Review: Theory by Dionne Brand

I was about to start this review with the line, “I really enjoyed this novel, but I’ll warn: it’s not for everyone.” Ugh. Who has quarantine made me become? That’s such a trite thing to say. 

Let me try again. I really liked this book, when I was in the right headspace for it. It’s not a beach read, nor a curl-up-on-a-rainy-day read. It’s a book you have to be tuned into to enjoy. 

Our narrator is an unnamed and ungendered (more on that later) late 30s PhD student who has spent at least a decade toiling away on their ambitious and amorphous thesis. They’re brilliant, funny, slightly narcissistic and deeply melancholic. Our narrator tells the timeline of their attempts to complete the thesis through the lens of the major relationships that consumed them throughout the decade. Fittingly, three of the four sections of the book are named after the women in these relationships: Selah, Yara and Odalys. 

Each woman our narrator has dated is fascinating in her own way, but for me, the more interesting aspect of these chapters is the way in which the narrator acts within these relationships and the ways in which the narrator uses the women as either a muse or an anti-muse for the thesis. While our narrator seems to believe that these women deserve at least partial blame for the unfinished thesis, they also believe that these women have deeply shaped the thesis and the narrator’s course of study. 

About that unnamed and ungendered note above – depending on who you ask, the narrator is either an unnamed and ungendered late 30s PhD student, a woman named Teoria, or an ungendered person nicknamed Teoria. Confused? I warned you, you have to be on your A game with this book. 

One of our narrator’s love interests does call them Teoria throughout her chapter (although the narrator does note that Teoria is not their given name). A lot of people read the character of Teoria as a woman, as I originally did. I think the author’s ambiguity on the narrator’s name, gender and race is curious – Brand, a Black Canadian author, is well known for writing about gender, sexuality and race. To leave a question mark in the place of these identifiers is an interesting choice. 

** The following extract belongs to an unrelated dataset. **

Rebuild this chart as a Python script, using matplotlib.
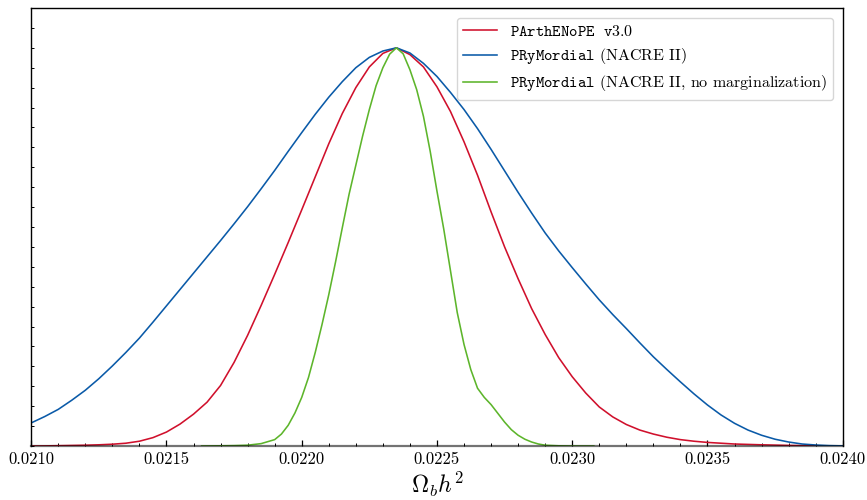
import matplotlib
matplotlib.use("Agg")
import matplotlib.pyplot as plt
from matplotlib.ticker import MultipleLocator, FormatStrFormatter, NullLocator

plt.rcParams['font.family'] = 'serif'
plt.rcParams['font.serif'] = ['cmr10']
plt.rcParams['mathtext.fontset'] = 'cm'
plt.rcParams['axes.formatter.use_mathtext'] = True

# Omega_b h^2 grid and normalised posteriors
x_blue = [0.02100, 0.02105, 0.02110, 0.02115, 0.02120, 0.02125, 0.02130, 0.02135,
          0.02140, 0.02145, 0.02150, 0.02155, 0.02160, 0.02165, 0.02170, 0.02175,
          0.02180, 0.02185, 0.02190, 0.02195, 0.02200, 0.02205, 0.02210, 0.02215,
          0.02220, 0.02225, 0.02230, 0.02235, 0.02240, 0.02245, 0.02250, 0.02255,
          0.02260, 0.02265, 0.02270, 0.02275, 0.02280, 0.02285, 0.02290, 0.02295,
          0.02300, 0.02305, 0.02310, 0.02315, 0.02320, 0.02325, 0.02330, 0.02335,
          0.02340, 0.02345, 0.02350, 0.02355, 0.02360, 0.02365, 0.02370, 0.02375,
          0.02380, 0.02385, 0.02390, 0.02395, 0.02400]
y_blue = [0.058, 0.074, 0.092, 0.115, 0.140, 0.169, 0.201, 0.235,
          0.271, 0.311, 0.352, 0.393, 0.434, 0.475, 0.516, 0.558,
          0.601, 0.646, 0.692, 0.740, 0.787, 0.833, 0.876, 0.915,
          0.950, 0.976, 0.992, 1.000, 0.987, 0.961, 0.928, 0.888,
          0.845, 0.797, 0.745, 0.691, 0.637, 0.585, 0.535, 0.490,
          0.448, 0.407, 0.367, 0.330, 0.295, 0.259, 0.224, 0.192,
          0.161, 0.131, 0.103, 0.078, 0.057, 0.040, 0.027, 0.017,
          0.010, 0.005, 0.0025, 0.001, 0.0003]

x_red = [0.02100, 0.02105, 0.02110, 0.02115, 0.02120, 0.02125, 0.02130, 0.02135,
         0.02140, 0.02145, 0.02150, 0.02155, 0.02160, 0.02165, 0.02170, 0.02175,
         0.02180, 0.02185, 0.02190, 0.02195, 0.02200, 0.02205, 0.02210, 0.02215,
         0.02220, 0.02225, 0.02230, 0.02235, 0.02240, 0.02245, 0.02250, 0.02255,
         0.02260, 0.02265, 0.02270, 0.02275, 0.02280, 0.02285, 0.02290, 0.02295,
         0.02300, 0.02305, 0.02310, 0.02315, 0.02320, 0.02325, 0.02330, 0.02335,
         0.02340, 0.02345, 0.02350, 0.02355, 0.02360, 0.02370, 0.02380, 0.02390,
         0.02400]
y_red = [0.000, 0.0003, 0.0008, 0.0014, 0.002, 0.003, 0.0045, 0.007,
         0.012, 0.021, 0.035, 0.055, 0.080, 0.110, 0.152, 0.210,
         0.278, 0.353, 0.431, 0.511, 0.593, 0.676, 0.759, 0.835,
         0.900, 0.952, 0.986, 1.000, 0.983, 0.952, 0.902, 0.840,
         0.764, 0.680, 0.588, 0.500, 0.420, 0.345, 0.280, 0.222,
         0.174, 0.133, 0.098, 0.073, 0.054, 0.040, 0.030, 0.022,
         0.016, 0.012, 0.009, 0.007, 0.005, 0.003, 0.0015, 0.0006,
         0.000]

x_green = [0.02163, 0.02170, 0.02175, 0.02180, 0.02185, 0.02190, 0.021925, 0.02195,
           0.021975, 0.02200, 0.022025, 0.02205, 0.022075, 0.02210, 0.022125, 0.02215,
           0.022175, 0.02220, 0.022225, 0.02225, 0.022275, 0.02230, 0.022325, 0.02235,
           0.022375, 0.02240, 0.022425, 0.02245, 0.022475, 0.02250, 0.022525, 0.02255,
           0.022575, 0.02260, 0.022625, 0.02265, 0.022675, 0.02270, 0.022725, 0.02275,
           0.022775, 0.02280, 0.022825, 0.02285, 0.022875, 0.02290, 0.02295, 0.02300,
           0.02308]
y_green = [0.000, 0.0005, 0.001, 0.002, 0.006, 0.016, 0.030, 0.052,
           0.083, 0.122, 0.172, 0.235, 0.305, 0.380, 0.462, 0.548,
           0.632, 0.705, 0.778, 0.845, 0.905, 0.950, 0.984, 1.000,
           0.985, 0.945, 0.895, 0.828, 0.740, 0.640, 0.545, 0.440,
           0.335, 0.255, 0.192, 0.145, 0.122, 0.104, 0.082, 0.060,
           0.041, 0.027, 0.017, 0.010, 0.005, 0.002, 0.0005, 0.000,
           0.000]

labels = [r'$\mathtt{PArthENoPE}\ \ \mathtt{v3.0}$',
          r'$\mathtt{PRyMordial}$ (NACRE II)',
          r'$\mathtt{PRyMordial}$ (NACRE II, no marginalization)']

fig = plt.figure(figsize=(8.67, 5.0), dpi=100)
ax = fig.add_axes([0.036, 0.108, 0.936, 0.876])

ax.plot(x_red, y_red, color='#d0102c', lw=1.15, label=labels[0])
ax.plot(x_blue, y_blue, color='#0a5aa8', lw=1.15, label=labels[1])
ax.plot(x_green, y_green, color='#5db52b', lw=1.15, label=labels[2])

ax.set_xlim(0.0210, 0.0240)
ax.set_ylim(0, 1.1)

ax.xaxis.set_major_locator(MultipleLocator(0.0005))
ax.xaxis.set_minor_locator(MultipleLocator(0.0001))
ax.xaxis.set_major_formatter(FormatStrFormatter('%.4f'))
ax.yaxis.set_major_locator(NullLocator())
ax.yaxis.set_minor_locator(MultipleLocator(0.05))
ax.tick_params(axis='x', which='major', direction='in', length=4.5, width=0.9,
               labelsize=12, pad=4, top=False)
ax.tick_params(axis='x', which='minor', direction='in', length=2.5, width=0.7, top=False)
ax.tick_params(axis='y', which='minor', direction='in', length=2.5, width=0.7, right=False)

ax.spines['bottom'].set_color((0, 0, 0, 0.55))
ax.spines['bottom'].set_linewidth(1.6)
for s in ['left', 'top', 'right']:
    ax.spines[s].set_linewidth(1.0)

ax.set_xlabel(r'$\Omega_b h^2$', fontsize=17, labelpad=2)

ax.legend(loc='upper right', fontsize=11.5, handlelength=2.1, labelspacing=0.45,
          borderaxespad=0.6)

plt.savefig('out.png', dpi=100)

The final of the four chapters is entitled, “Teoria/Theory”. Fittingly, it’s a chapter dedicated to the narrator’s relationship with theirself, their family, and their life’s work: the thesis. This was the chapter that was the hardest to get through; it felt convoluted and scattered, and it seemed to consistently lose focus throughout. Perhaps that’s intentional – perhaps it shows how lost Teoria got in the search for academic superiority. Or perhaps it’s because, for even the author, it’s hard to maintain focus when discussing a thesis for too long. 

Pairs well with: grad school applications, ordering unnecessary office supplies from Staples.